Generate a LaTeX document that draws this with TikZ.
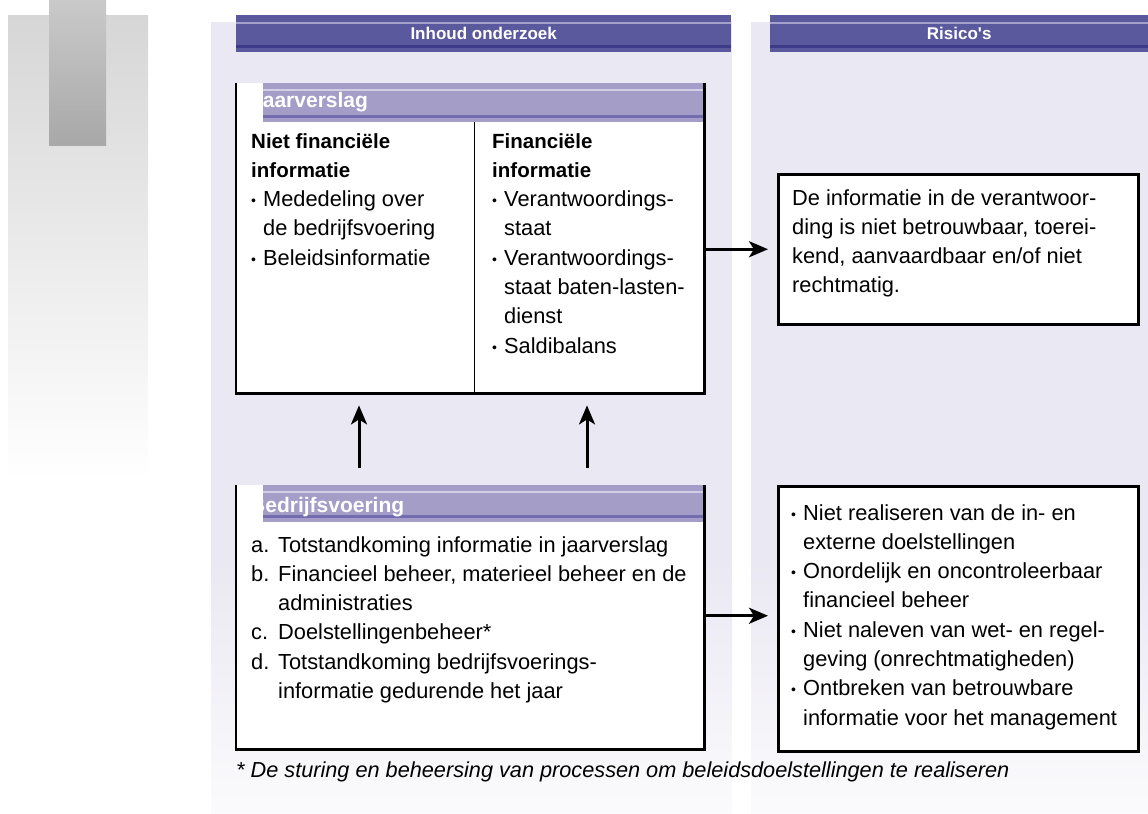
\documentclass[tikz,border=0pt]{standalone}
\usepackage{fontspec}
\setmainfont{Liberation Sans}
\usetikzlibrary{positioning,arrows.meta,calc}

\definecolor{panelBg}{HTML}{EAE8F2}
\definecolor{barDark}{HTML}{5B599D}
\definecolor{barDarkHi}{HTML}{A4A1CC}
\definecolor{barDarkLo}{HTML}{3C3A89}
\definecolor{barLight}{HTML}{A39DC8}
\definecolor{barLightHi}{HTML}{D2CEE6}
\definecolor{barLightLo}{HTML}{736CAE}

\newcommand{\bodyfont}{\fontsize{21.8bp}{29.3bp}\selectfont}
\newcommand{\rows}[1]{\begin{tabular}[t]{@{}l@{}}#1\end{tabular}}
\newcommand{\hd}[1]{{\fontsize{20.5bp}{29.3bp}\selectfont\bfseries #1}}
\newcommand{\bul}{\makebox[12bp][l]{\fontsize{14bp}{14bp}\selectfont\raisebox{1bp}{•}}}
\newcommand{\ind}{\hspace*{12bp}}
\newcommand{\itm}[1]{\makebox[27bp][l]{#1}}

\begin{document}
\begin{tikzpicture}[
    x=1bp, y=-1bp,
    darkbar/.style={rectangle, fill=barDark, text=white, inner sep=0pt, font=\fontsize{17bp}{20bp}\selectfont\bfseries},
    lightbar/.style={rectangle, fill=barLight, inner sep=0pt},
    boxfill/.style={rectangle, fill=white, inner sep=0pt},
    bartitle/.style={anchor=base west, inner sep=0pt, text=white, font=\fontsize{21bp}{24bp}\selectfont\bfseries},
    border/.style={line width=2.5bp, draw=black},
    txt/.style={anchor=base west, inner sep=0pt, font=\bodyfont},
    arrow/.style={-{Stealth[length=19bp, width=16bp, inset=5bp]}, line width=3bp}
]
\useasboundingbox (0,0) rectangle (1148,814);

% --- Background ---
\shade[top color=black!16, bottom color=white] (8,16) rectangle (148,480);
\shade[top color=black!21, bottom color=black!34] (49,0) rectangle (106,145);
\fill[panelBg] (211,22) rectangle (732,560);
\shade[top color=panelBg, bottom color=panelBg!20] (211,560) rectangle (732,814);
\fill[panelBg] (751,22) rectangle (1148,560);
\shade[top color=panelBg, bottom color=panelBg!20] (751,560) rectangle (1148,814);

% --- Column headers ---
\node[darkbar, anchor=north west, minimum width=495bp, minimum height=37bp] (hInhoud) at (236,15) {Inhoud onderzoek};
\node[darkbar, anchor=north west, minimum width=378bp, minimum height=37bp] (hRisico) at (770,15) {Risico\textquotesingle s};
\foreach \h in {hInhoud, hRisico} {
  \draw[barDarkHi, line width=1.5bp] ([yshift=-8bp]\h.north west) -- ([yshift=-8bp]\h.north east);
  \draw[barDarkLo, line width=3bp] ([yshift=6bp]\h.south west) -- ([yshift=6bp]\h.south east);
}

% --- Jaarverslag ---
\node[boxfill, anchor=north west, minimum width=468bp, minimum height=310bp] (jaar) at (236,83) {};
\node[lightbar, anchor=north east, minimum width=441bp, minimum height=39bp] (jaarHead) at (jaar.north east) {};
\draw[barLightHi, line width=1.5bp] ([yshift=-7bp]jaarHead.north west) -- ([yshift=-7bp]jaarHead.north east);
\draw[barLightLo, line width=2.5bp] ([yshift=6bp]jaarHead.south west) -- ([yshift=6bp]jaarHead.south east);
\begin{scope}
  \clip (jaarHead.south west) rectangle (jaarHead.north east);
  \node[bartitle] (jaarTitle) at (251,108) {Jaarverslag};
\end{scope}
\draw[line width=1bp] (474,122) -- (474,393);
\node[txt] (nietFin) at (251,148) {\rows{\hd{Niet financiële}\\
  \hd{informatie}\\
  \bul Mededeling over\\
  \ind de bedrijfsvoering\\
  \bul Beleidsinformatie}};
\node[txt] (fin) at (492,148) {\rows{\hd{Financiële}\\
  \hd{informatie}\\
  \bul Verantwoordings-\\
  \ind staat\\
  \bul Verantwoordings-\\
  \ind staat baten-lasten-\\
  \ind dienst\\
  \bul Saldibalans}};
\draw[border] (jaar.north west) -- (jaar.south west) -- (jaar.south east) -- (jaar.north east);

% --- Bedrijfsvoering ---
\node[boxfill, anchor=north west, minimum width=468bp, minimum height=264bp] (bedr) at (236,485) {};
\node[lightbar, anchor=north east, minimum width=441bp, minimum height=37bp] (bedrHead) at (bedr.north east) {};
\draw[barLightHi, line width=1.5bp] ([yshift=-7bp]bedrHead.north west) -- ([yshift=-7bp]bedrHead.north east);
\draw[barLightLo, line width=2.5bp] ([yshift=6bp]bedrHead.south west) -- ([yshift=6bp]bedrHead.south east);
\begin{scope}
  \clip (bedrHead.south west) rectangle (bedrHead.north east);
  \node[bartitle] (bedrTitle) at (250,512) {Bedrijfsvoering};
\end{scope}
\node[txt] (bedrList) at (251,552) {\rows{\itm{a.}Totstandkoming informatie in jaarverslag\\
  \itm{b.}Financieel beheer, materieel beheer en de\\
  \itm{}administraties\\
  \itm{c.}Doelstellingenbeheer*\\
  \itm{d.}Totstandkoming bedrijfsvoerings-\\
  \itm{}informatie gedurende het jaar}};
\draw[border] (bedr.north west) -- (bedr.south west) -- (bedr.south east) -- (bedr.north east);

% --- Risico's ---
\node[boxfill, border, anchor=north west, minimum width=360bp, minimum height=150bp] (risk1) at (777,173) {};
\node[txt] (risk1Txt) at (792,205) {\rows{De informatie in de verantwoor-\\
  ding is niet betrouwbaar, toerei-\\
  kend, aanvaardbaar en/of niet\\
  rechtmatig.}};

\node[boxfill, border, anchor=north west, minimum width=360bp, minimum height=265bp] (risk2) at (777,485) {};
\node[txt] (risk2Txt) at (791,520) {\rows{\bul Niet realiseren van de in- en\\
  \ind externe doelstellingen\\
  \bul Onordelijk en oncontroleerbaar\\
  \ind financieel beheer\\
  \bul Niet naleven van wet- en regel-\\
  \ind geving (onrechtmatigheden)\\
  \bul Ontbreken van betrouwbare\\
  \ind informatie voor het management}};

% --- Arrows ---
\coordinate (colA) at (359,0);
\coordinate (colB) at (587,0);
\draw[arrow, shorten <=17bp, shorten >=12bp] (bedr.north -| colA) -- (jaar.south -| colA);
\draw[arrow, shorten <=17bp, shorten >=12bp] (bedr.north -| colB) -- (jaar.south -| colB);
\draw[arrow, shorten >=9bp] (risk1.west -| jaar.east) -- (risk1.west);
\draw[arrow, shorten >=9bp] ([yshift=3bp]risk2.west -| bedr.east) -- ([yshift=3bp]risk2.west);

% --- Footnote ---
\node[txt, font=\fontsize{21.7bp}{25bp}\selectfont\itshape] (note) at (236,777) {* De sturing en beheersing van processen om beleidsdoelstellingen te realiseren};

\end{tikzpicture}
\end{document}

- [WHAT TO DO]:
Reproduce every line exactly and omit all pictures.

- [THE SOLUTION]:
Generate a LaTeX document that draws this with TikZ.
\documentclass[tikz,border=0pt]{standalone}
\usepackage{fontspec}
\setmainfont{Liberation Sans}
\usetikzlibrary{positioning,arrows.meta,calc}

\definecolor{panelBg}{HTML}{EAE8F2}
\definecolor{barDark}{HTML}{5B599D}
\definecolor{barDarkHi}{HTML}{A4A1CC}
\definecolor{barDarkLo}{HTML}{3C3A89}
\definecolor{barLight}{HTML}{A39DC8}
\definecolor{barLightHi}{HTML}{D2CEE6}
\definecolor{barLightLo}{HTML}{736CAE}

\newcommand{\bodyfont}{\fontsize{21.8bp}{29.3bp}\selectfont}
\newcommand{\rows}[1]{\begin{tabular}[t]{@{}l@{}}#1\end{tabular}}
\newcommand{\hd}[1]{{\fontsize{20.5bp}{29.3bp}\selectfont\bfseries #1}}
\newcommand{\bul}{\makebox[12bp][l]{\fontsize{14bp}{14bp}\selectfont\raisebox{1bp}{•}}}
\newcommand{\ind}{\hspace*{12bp}}
\newcommand{\itm}[1]{\makebox[27bp][l]{#1}}

\begin{document}
\begin{tikzpicture}[
    x=1bp, y=-1bp,
    darkbar/.style={rectangle, fill=barDark, text=white, inner sep=0pt, font=\fontsize{17bp}{20bp}\selectfont\bfseries},
    lightbar/.style={rectangle, fill=barLight, inner sep=0pt},
    boxfill/.style={rectangle, fill=white, inner sep=0pt},
    bartitle/.style={anchor=base west, inner sep=0pt, text=white, font=\fontsize{21bp}{24bp}\selectfont\bfseries},
    border/.style={line width=2.5bp, draw=black},
    txt/.style={anchor=base west, inner sep=0pt, font=\bodyfont},
    arrow/.style={-{Stealth[length=19bp, width=16bp, inset=5bp]}, line width=3bp}
]
\useasboundingbox (0,0) rectangle (1148,814);

% --- Background ---
\shade[top color=black!16, bottom color=white] (8,16) rectangle (148,480);
\shade[top color=black!21, bottom color=black!34] (49,0) rectangle (106,145);
\fill[panelBg] (211,22) rectangle (732,560);
\shade[top color=panelBg, bottom color=panelBg!20] (211,560) rectangle (732,814);
\fill[panelBg] (751,22) rectangle (1148,560);
\shade[top color=panelBg, bottom color=panelBg!20] (751,560) rectangle (1148,814);

% --- Column headers ---
\node[darkbar, anchor=north west, minimum width=495bp, minimum height=37bp] (hInhoud) at (236,15) {Inhoud onderzoek};
\node[darkbar, anchor=north west, minimum width=378bp, minimum height=37bp] (hRisico) at (770,15) {Risico\textquotesingle s};
\foreach \h in {hInhoud, hRisico} {
  \draw[barDarkHi, line width=1.5bp] ([yshift=-8bp]\h.north west) -- ([yshift=-8bp]\h.north east);
  \draw[barDarkLo, line width=3bp] ([yshift=6bp]\h.south west) -- ([yshift=6bp]\h.south east);
}

% --- Jaarverslag ---
\node[boxfill, anchor=north west, minimum width=468bp, minimum height=310bp] (jaar) at (236,83) {};
\node[lightbar, anchor=north east, minimum width=441bp, minimum height=39bp] (jaarHead) at (jaar.north east) {};
\draw[barLightHi, line width=1.5bp] ([yshift=-7bp]jaarHead.north west) -- ([yshift=-7bp]jaarHead.north east);
\draw[barLightLo, line width=2.5bp] ([yshift=6bp]jaarHead.south west) -- ([yshift=6bp]jaarHead.south east);
\begin{scope}
  \clip (jaarHead.south west) rectangle (jaarHead.north east);
  \node[bartitle] (jaarTitle) at (251,108) {Jaarverslag};
\end{scope}
\draw[line width=1bp] (474,122) -- (474,393);
\node[txt] (nietFin) at (251,148) {\rows{\hd{Niet financiële}\\
  \hd{informatie}\\
  \bul Mededeling over\\
  \ind de bedrijfsvoering\\
  \bul Beleidsinformatie}};
\node[txt] (fin) at (492,148) {\rows{\hd{Financiële}\\
  \hd{informatie}\\
  \bul Verantwoordings-\\
  \ind staat\\
  \bul Verantwoordings-\\
  \ind staat baten-lasten-\\
  \ind dienst\\
  \bul Saldibalans}};
\draw[border] (jaar.north west) -- (jaar.south west) -- (jaar.south east) -- (jaar.north east);

% --- Bedrijfsvoering ---
\node[boxfill, anchor=north west, minimum width=468bp, minimum height=264bp] (bedr) at (236,485) {};
\node[lightbar, anchor=north east, minimum width=441bp, minimum height=37bp] (bedrHead) at (bedr.north east) {};
\draw[barLightHi, line width=1.5bp] ([yshift=-7bp]bedrHead.north west) -- ([yshift=-7bp]bedrHead.north east);
\draw[barLightLo, line width=2.5bp] ([yshift=6bp]bedrHead.south west) -- ([yshift=6bp]bedrHead.south east);
\begin{scope}
  \clip (bedrHead.south west) rectangle (bedrHead.north east);
  \node[bartitle] (bedrTitle) at (250,512) {Bedrijfsvoering};
\end{scope}
\node[txt] (bedrList) at (251,552) {\rows{\itm{a.}Totstandkoming informatie in jaarverslag\\
  \itm{b.}Financieel beheer, materieel beheer en de\\
  \itm{}administraties\\
  \itm{c.}Doelstellingenbeheer*\\
  \itm{d.}Totstandkoming bedrijfsvoerings-\\
  \itm{}informatie gedurende het jaar}};
\draw[border] (bedr.north west) -- (bedr.south west) -- (bedr.south east) -- (bedr.north east);

% --- Risico's ---
\node[boxfill, border, anchor=north west, minimum width=360bp, minimum height=150bp] (risk1) at (777,173) {};
\node[txt] (risk1Txt) at (792,205) {\rows{De informatie in de verantwoor-\\
  ding is niet betrouwbaar, toerei-\\
  kend, aanvaardbaar en/of niet\\
  rechtmatig.}};

\node[boxfill, border, anchor=north west, minimum width=360bp, minimum height=265bp] (risk2) at (777,485) {};
\node[txt] (risk2Txt) at (791,520) {\rows{\bul Niet realiseren van de in- en\\
  \ind externe doelstellingen\\
  \bul Onordelijk en oncontroleerbaar\\
  \ind financieel beheer\\
  \bul Niet naleven van wet- en regel-\\
  \ind geving (onrechtmatigheden)\\
  \bul Ontbreken van betrouwbare\\
  \ind informatie voor het management}};

% --- Arrows ---
\coordinate (colA) at (359,0);
\coordinate (colB) at (587,0);
\draw[arrow, shorten <=17bp, shorten >=12bp] (bedr.north -| colA) -- (jaar.south -| colA);
\draw[arrow, shorten <=17bp, shorten >=12bp] (bedr.north -| colB) -- (jaar.south -| colB);
\draw[arrow, shorten >=9bp] (risk1.west -| jaar.east) -- (risk1.west);
\draw[arrow, shorten >=9bp] ([yshift=3bp]risk2.west -| bedr.east) -- ([yshift=3bp]risk2.west);

% --- Footnote ---
\node[txt, font=\fontsize{21.7bp}{25bp}\selectfont\itshape] (note) at (236,777) {* De sturing en beheersing van processen om beleidsdoelstellingen te realiseren};

\end{tikzpicture}
\end{document}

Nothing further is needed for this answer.